Taken together, the camp is a confluence of the wide-ranging initiatives the conservancy undertakes as steward of the 979-acre San Elijo Lagoon Ecological Reserve and the more than 1,000 species of plants and animals that make it their home. The reserve is bordered by Solana Beach, Encinitas and Rancho Santa Fe.
A half-century ago, a loose coalition of naturalists and activists rallied together against plans to turn the lagoon — at the time known more as a dumping ground than a natural resource — into a marina with 750 homes. That impassioned impulse coalesced in 1987 into a nonprofit land trust that, 30 years later, puts its 15 employees, 1,000 volunteers and $5 million operating budget toward engaging the lagoon’s surrounding communities to safeguard the watershed for generations to come.

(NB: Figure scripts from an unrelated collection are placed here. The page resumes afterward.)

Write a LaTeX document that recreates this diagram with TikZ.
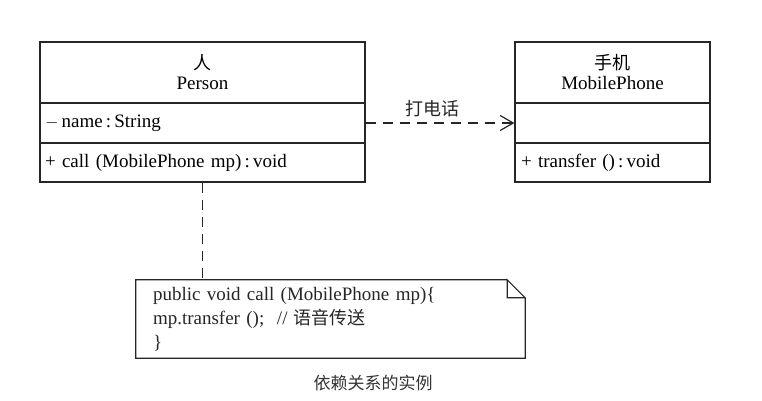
\documentclass[tikz,border=0pt]{standalone}
\usepackage{fontspec}
\setmainfont{Liberation Serif}
\newfontfamily\cjk{Noto Sans CJK SC}
\usetikzlibrary{arrows.meta}

\tikzset{
  umlbox/.style={draw=black!85, line width=1.2pt, rectangle, inner sep=0pt,
    font=\fontsize{19}{20}\selectfont},
  umlhead/.style={umlbox, align=center},
  umlrow/.style={umlbox, align=left, anchor=center},
  depline/.style={draw=black!85, line width=1.2pt, dash pattern=on 10pt off 7pt},
}

\begin{document}
\begin{tikzpicture}[x=1pt, y=-1pt]
    \useasboundingbox (0, 0) rectangle (762, 400);
    % Person
    \node[umlhead, minimum width=325, minimum height=61] (personhead) at (202.5, 72.5) {{\cjk\fontsize{18}{20}\selectfont 人}\\Person};
    \node[umlrow, minimum width=325, minimum height=40, text width=315, inner xsep=5] (personattr) at (202.5, 123) {$-$\,name\,:\,String};
    \node[umlrow, minimum width=325, minimum height=39, text width=315, inner xsep=5] (personop) at (202.5, 162.5) {+ call (MobilePhone mp)\,:\,void};
    % MobilePhone
    \node[umlhead, minimum width=195, minimum height=61] (phonehead) at (612.5, 72.5) {{\cjk\fontsize{18}{20}\selectfont 手机}\\MobilePhone};
    \node[umlrow, minimum width=195, minimum height=40, text width=183, inner xsep=6] (phoneattr) at (612.5, 123) {};
    \node[umlrow, minimum width=195, minimum height=39, text width=183, inner xsep=6] (phoneop) at (612.5, 162.5) {+ transfer ()\,:\,void};
    % dependency
    \draw[depline, -{Straight Barb[length=13pt, width=15pt]}] (personattr.east) -- (phoneattr.west)
        node[pos=0.45, above=2pt, font=\cjk\fontsize{18}{20}\selectfont, text=black!85] (calllabel) {打电话};
    % note
    \node[inner sep=0pt, minimum width=389, minimum height=78, text width=355, inner xsep=17,
          align=left, font=\fontsize{19}{24}\selectfont, text=black!85] (note) at (330.5, 319)
          {public void call (MobilePhone mp)\{\\mp.transfer ();\ \ // {\cjk\fontsize{18}{24}\selectfont 语音传送}\\\}};
    \draw[draw=black!85, line width=1.2pt] ([xshift=-18pt]note.north east) -- (note.north west)
        -- (note.south west) -- (note.south east) -- ([yshift=-18pt]note.north east)
        -- ([xshift=-18pt]note.north east) -- ([xshift=-18pt, yshift=-18pt]note.north east)
        -- ([yshift=-18pt]note.north east);
    \draw[depline] (personop.south) -- (personop.south |- note.north);
    % caption
    \node[font=\cjk\fontsize{17}{20}\selectfont, text=black!80] (caption) at (373, 383) {依赖关系的实例};
\end{tikzpicture}
\end{document}
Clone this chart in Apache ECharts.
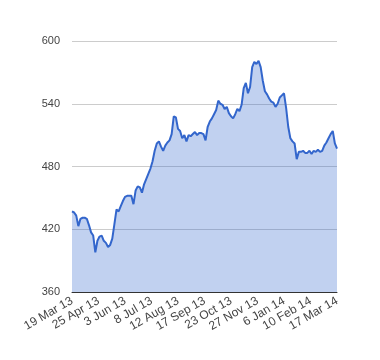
<!DOCTYPE html>
<html>
<head>
<meta charset="utf-8">
<script src="https://cdn.jsdelivr.net/npm/echarts@6/dist/echarts.min.js"></script>
<style>
html,body{margin:0;padding:0;background:#fff;}
#chart{width:380px;height:360px;}
</style>
</head>
<body>
<div id="chart"></div>
<script>
// Tick labels on the x axis (one every 25 trading days)
var tickLabels = ['19 Mar 13','25 Apr 13','3 Jun 13','8 Jul 13','12 Aug 13','17 Sep 13','23 Oct 13','27 Nov 13','6 Jan 14','10 Feb 14','17 Mar 14'];
// Trading days between consecutive sampled values
var sampleStep = 2;
// Closing values, sampled every 2 trading days from 19 Mar 13 to 17 Mar 14
var closeValues = [
  437,436,433,423,430,431,431,430,424,417,
  414,398,409,413,414,409,407,403,405,411,
  425,439,437,442,447,451,452,452,452,444,
  457,461,460,455,463,468,473,478,485,495,
  502,504,499,495,500,503,505,511,528,527,
  516,514,507,510,504,510,509,511,513,510,
  512,512,511,505,518,523,526,530,534,543,
  540,539,535,537,531,528,526,530,535,533,
  539,555,560,550,556,575,580,578,581,575,
  562,552,549,545,542,541,537,540,546,548,
  550,536,518,507,504,502,487,494,494,495,
  493,493,495,492,495,494,496,494,495,500,
  503,507,511,514,502,497
];
var yTicks = {min: 360, max: 600, interval: 60};

var seriesData = closeValues.map(function (v, i) { return [i * sampleStep, v]; });
var lastDay = (closeValues.length - 1) * sampleStep;

var chart = echarts.init(document.getElementById('chart'), null, {renderer: 'canvas'});
chart.setOption({
  animation: false,
  backgroundColor: '#ffffff',
  grid: {left: 72, right: 43, top: 41, bottom: 68, containLabel: false},
  xAxis: {
    type: 'value',
    min: 0,
    max: lastDay,
    interval: 25,
    axisLine: {show: true, lineStyle: {color: '#333333', width: 1}},
    axisTick: {show: false},
    splitLine: {show: false},
    axisLabel: {
      rotate: 30,
      margin: 8,
      showMinLabel: true,
      showMaxLabel: true,
      color: '#444444',
      fontFamily: 'Liberation Sans, Arial, sans-serif',
      fontSize: 12,
      formatter: function (v) { return tickLabels[Math.round(v / 25)] || ''; }
    }
  },
  yAxis: {
    type: 'value',
    min: yTicks.min,
    max: yTicks.max,
    interval: yTicks.interval,
    axisLine: {show: false},
    axisTick: {show: false},
    splitLine: {show: true, lineStyle: {color: '#cccccc', width: 1}},
    axisLabel: {
      margin: 12,
      color: '#444444',
      fontFamily: 'Liberation Sans, Arial, sans-serif',
      fontSize: 11
    }
  },
  series: [{
    type: 'line',
    data: seriesData,
    showSymbol: false,
    smooth: false,
    lineStyle: {color: '#3366cc', width: 2},
    itemStyle: {color: '#3366cc'},
    areaStyle: {color: '#3366cc', opacity: 0.3}
  }]
});
</script>
</body>
</html>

Recent milestones include the 2015 launch of the native-plants nursery in a 1,000-square-foot tent on a state easement where construction crews are widening the bridge that carries Interstate 5 over the lagoon. In its two growing seasons, the nursery has produced some 1,500 plants for the handful of restoration sites SELC has established around the lagoon. Summer 2016 brought the long-awaited reopening of Annie’s Canyon, which had for years been shut off to the public because of rampant vandalism and abuse that required painstaking rehabilitation.
Now, that 30-year journey has led to the most momentous endeavor yet. On Dec. 1, the conservancy, a nonprofit land trust, will take the lead in a three-year, $80 million restoration that will dredge more than 900,000 cubic yards of sand from the lagoon, close gaps in the reserve’s seven miles of trails, expand efforts to purge invasive species, and add several parcels into the reserve that will bolster buffers and transition areas needed to brace the watershed for sea-level rise.
“This year has been all about where we’re going,” said Jennifer Bright, SELC’s director of development. “It’s a world where everybody cares about nature, where everybody does something to protect it, where they realize that having this resource is what makes us all healthier people.”
While the restoration is underway, SELC will also in the next few years carry out its designs for the walking paths, viewing deck and monument that will be built at Harbaugh Seaside Trails, the 3-acre parcel where Highway 101 heads north out of Solana Beach. Also on the near horizon: a new headquarters on the banks of the lagoon.
One of the most increasingly fruitful efforts will come by using the watershed as a living classroom for thousands of students from Del Mar to Cardiff to Escondido. Plans are already underway to expand the conservancy’s educational programs into middle schools and high schools in hopes of keeping students engaged into their teenage years and nurture the environmental leaders of tomorrow.
The four days Jazmyne and Leslie spent exploring the watershed this summer had the best friends brimming with ideas for doing just that. Jazmyne, who wants to be a veterinarian, and Leslie, whose passion is art, build off each other’s excitement while describing how that would work.
“I told Leslie if we were ever to be scientists, I could be the finder and she could be the sketcher,” Jazmyne says.
“Yeah! She could be like the researcher and I could draw what she finds,” Leslie says.
“So we could learn about it together,” says Jazmyne.
“And so we could be part of nature,” Leslie says.